See, we used to take ~26 GB for the dataset, now we are taking ~35 GB, almost 40% increase!

Conclusions

Compressed references is a nice optimization that keeps memory footprint at bay for reference-heavy workloads. The improvements provided by this optimization can be very impressive. But so can be the surprises when this enabled-by-default optimization stops working due to heap size and/or other environmental problems.

Knowing how this optimization works, when it breaks, and how to deal with breakages is important as heap sizes reach the interesting thresholds of 4 GB and 32 GB. There are ways to alleviate this breakage by fiddling with object alignment, which we would take on in "Object Alignment" quark.

But one lesson is clear: it is sometimes good to over-provision the heap for the application (makes GC life easier, for example), but at the same time this over-provisioning should be done with care, and smaller heap may mean more free space available.

1. This, and other examples of disassembled code are generated with the help of JMH -prof perfasm.

2. This, and further memory representation dumps are done with the help of JOL.

3. Technically, the instance size is also down because class word in object header got compressed as well.

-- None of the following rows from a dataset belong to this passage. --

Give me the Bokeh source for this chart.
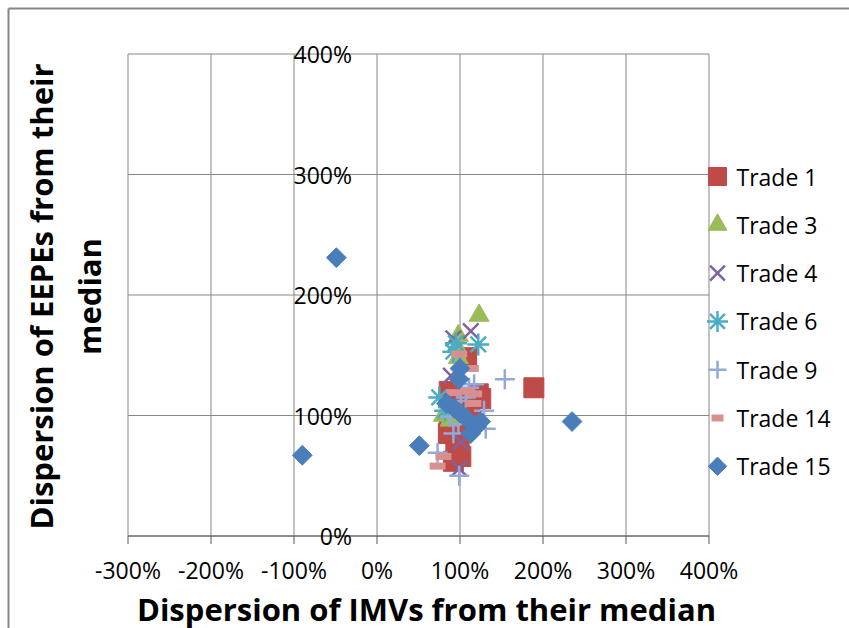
import math

from bokeh.core.properties import value
from bokeh.embed import file_html
from bokeh.models import ColumnDataSource, Label, Range1d
from bokeh.plotting import figure
from bokeh.resources import INLINE

# Axis ticks (values are percentages)
x_ticks = [-300, -200, -100, 0, 100, 200, 300, 400]
x_tick_labels = ["-300%", "-200%", "-100%", "0%", "100%", "200%", "300%", "400%"]
y_ticks = [0, 100, 200, 300, 400]
y_tick_labels = ["0%", "100%", "200%", "300%", "400%"]

# Dispersion of IMVs (x) and EEPEs (y) from their medians, in %
trade1_x = [108, 122, 87, 95, 125, 87, 86, 99, 107, 95, 92, 101, 189, 112, 90]
trade1_y = [148, 118, 120, 112, 114, 95, 85, 80, 91, 72, 62, 66, 123, 105, 104]

trade3_x = [123, 98, 98, 96, 80, 88]
trade3_y = [183, 166, 148, 157, 100, 96]

trade4_x = [113, 92, 99, 89, 101]
trade4_y = [170, 164, 56, 133, 78]

trade6_x = [122, 95, 92, 75, 82]
trade6_y = [159, 160, 153, 115, 104]

trade9_x = [154, 117, 111, 107, 129, 101, 98, 131, 92, 73, 99, 88]
trade9_y = [130, 126, 123, 115, 104, 112, 93, 89, 85, 69, 50, 99]

trade14_x = [99, 113, 93, 117, 116, 80, 73, 108]
trade14_y = [151, 139, 119, 118, 110, 66, 58, 120]

trade15_x = [-49, -90, 51, 235, 100, 99, 84, 93, 100, 107, 125, 119, 113]
trade15_y = [231, 67, 75, 95, 139, 130, 110, 106, 102, 98, 95, 90, 85]

series_names = ["Trade 1", "Trade 3", "Trade 4", "Trade 6", "Trade 9", "Trade 14", "Trade 15"]
series_x = [trade1_x, trade3_x, trade4_x, trade6_x, trade9_x, trade14_x, trade15_x]
series_y = [trade1_y, trade3_y, trade4_y, trade6_y, trade9_y, trade14_y, trade15_y]

# Marker styling per series: (style, plot size, legend key size)
styles = [
    (dict(marker="square", fill_color="#BE4B48", line_color="#BE4B48", line_width=1), 20, 18),
    (dict(marker="triangle", fill_color="#9BBB59", line_color="#9BBB59", line_width=1), 20, 19),
    (dict(marker="x", fill_color=None, line_color="#7F63A1", line_width=2.5), 22, 21),
    (dict(marker="asterisk", fill_color=None, line_color="#4BACC6", line_width=2.5), 22, 21),
    (dict(marker="cross", fill_color=None, line_color="#93A9D8", line_width=2.5), 20, 18),
    (dict(marker="dash", fill_color=None, line_color="#D8908F", line_width=7), 16, 12),
    (dict(marker="square", angle=math.pi / 4, fill_color="#4A7EBB", line_color="#4A7EBB",
          line_width=1), 14, 13),
]

FONT = "Open Sans"
GRID = "#868686"
AXIS = "#595959"

# Page and plot-area geometry (pixels)
W, H = 849, 628
AREA_L, AREA_R, AREA_T, AREA_B = 127.5, 708.5, 53.5, 535.5
XMIN, XMAX, YMIN, YMAX = x_ticks[0], x_ticks[-1], y_ticks[0], y_ticks[-1]
kx = (XMAX - XMIN) / (AREA_R - AREA_L)   # data units per pixel
ky = (YMAX - YMIN) / (AREA_B - AREA_T)
X_START = XMIN - AREA_L * kx
Y_END = YMAX + AREA_T * ky


def px_x(px):
    return X_START + px * kx


def px_y(py):
    return Y_END - py * ky


p = figure(
    width=W, height=H, min_border=0,
    x_range=Range1d(X_START, XMAX + (W - AREA_R) * kx),
    y_range=Range1d(YMIN - (H - AREA_B) * ky, Y_END),
    x_axis_type=None, y_axis_type=None,
    output_backend="svg", toolbar_location=None,
    background_fill_color="white", border_fill_color="white",
)
p.outline_line_color = None
p.grid.visible = False

# Chart area border (left and top edges)
p.segment(x0=[px_x(8), px_x(8)], y0=[px_y(8), px_y(8)], x1=[px_x(8), px_x(W + 10)],
          y1=[px_y(H + 10), px_y(8)], line_color=GRID, line_width=2)

# Gridlines every 100%
nx, ny = len(x_ticks), len(y_ticks)
p.segment(x0=x_ticks, y0=[YMIN] * nx, x1=x_ticks, y1=[YMAX] * nx, line_color=GRID, line_width=1)
p.segment(x0=[XMIN] * ny, y0=y_ticks, x1=[XMAX] * ny, y1=y_ticks, line_color=GRID, line_width=1)

# Horizontal axis along y = 0 with outside tick marks
p.segment(x0=[XMIN], y0=[YMIN], x1=[XMAX], y1=[YMIN], line_color=AXIS, line_width=1)
p.segment(x0=x_ticks, y0=[YMIN] * nx, x1=x_ticks, y1=[YMIN - 8 * ky] * nx,
          line_color=AXIS, line_width=1)
p.text(x=x_ticks, y=[YMIN] * nx, text=x_tick_labels, y_offset=18,
       text_align="center", text_baseline="top",
       text_font=value(FONT), text_font_size="23px", text_color="black")

# Vertical axis crosses at x = 0, labels just left of it
p.text(x=[0] * ny, y=y_ticks, text=y_tick_labels, x_offset=-25,
       text_align="right", text_baseline="middle",
       text_font=value(FONT), text_font_size="23px", text_color="black")

# Data series
for xs, ys, (st, size, _) in zip(series_x, series_y, styles):
    p.scatter("x", "y", source=ColumnDataSource(dict(x=xs, y=ys)), size=size, **st)

# Legend to the right of the plot area
KEY_X, TEXT_X, ROW0, ROW_STEP = 717, 736, 176, 48.3
for i, (name, (st, _, key_size)) in enumerate(zip(series_names, styles)):
    ry = px_y(ROW0 + i * ROW_STEP)
    p.scatter(x=[px_x(KEY_X)], y=[ry], size=key_size, **st)
    p.text(x=[px_x(TEXT_X)], y=[ry], text=[name], text_align="left", text_baseline="middle",
           text_font=value(FONT), text_font_size="23px", text_color="black")

# Axis titles
p.add_layout(Label(x=426, y=20, x_units="screen", y_units="screen",
                   text="Dispersion of IMVs from their median",
                   text_align="center", text_baseline="middle", text_font=FONT,
                   text_font_style="bold", text_font_size="31px", text_color="black"))
p.add_layout(Label(x=40, y=332, x_units="screen", y_units="screen", angle=math.pi / 2,
                   text="Dispersion of EEPEs from their",
                   text_align="center", text_baseline="middle", text_font=FONT,
                   text_font_style="bold", text_font_size="31px", text_color="black"))
p.add_layout(Label(x=88, y=332, x_units="screen", y_units="screen", angle=math.pi / 2,
                   text="median",
                   text_align="center", text_baseline="middle", text_font=FONT,
                   text_font_style="bold", text_font_size="31px", text_color="black"))

open("out.html", "w").write(file_html(p, INLINE))
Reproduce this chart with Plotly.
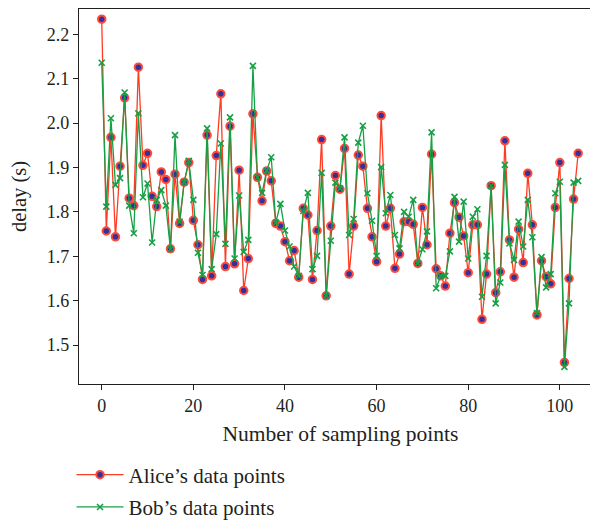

Digging into that is outside the scope for this post.

4. There is also another interesting "disjoint" variation of this mode, which activates when heap base has a useful alignment, but this is beyond the scope for this post. You can dig into source, starting from narrow oop mode.

5. The Epsilon output form you would see in this post is available in newer versions that ship in upcoming 11.0.3, 12.0.2, and head JDK.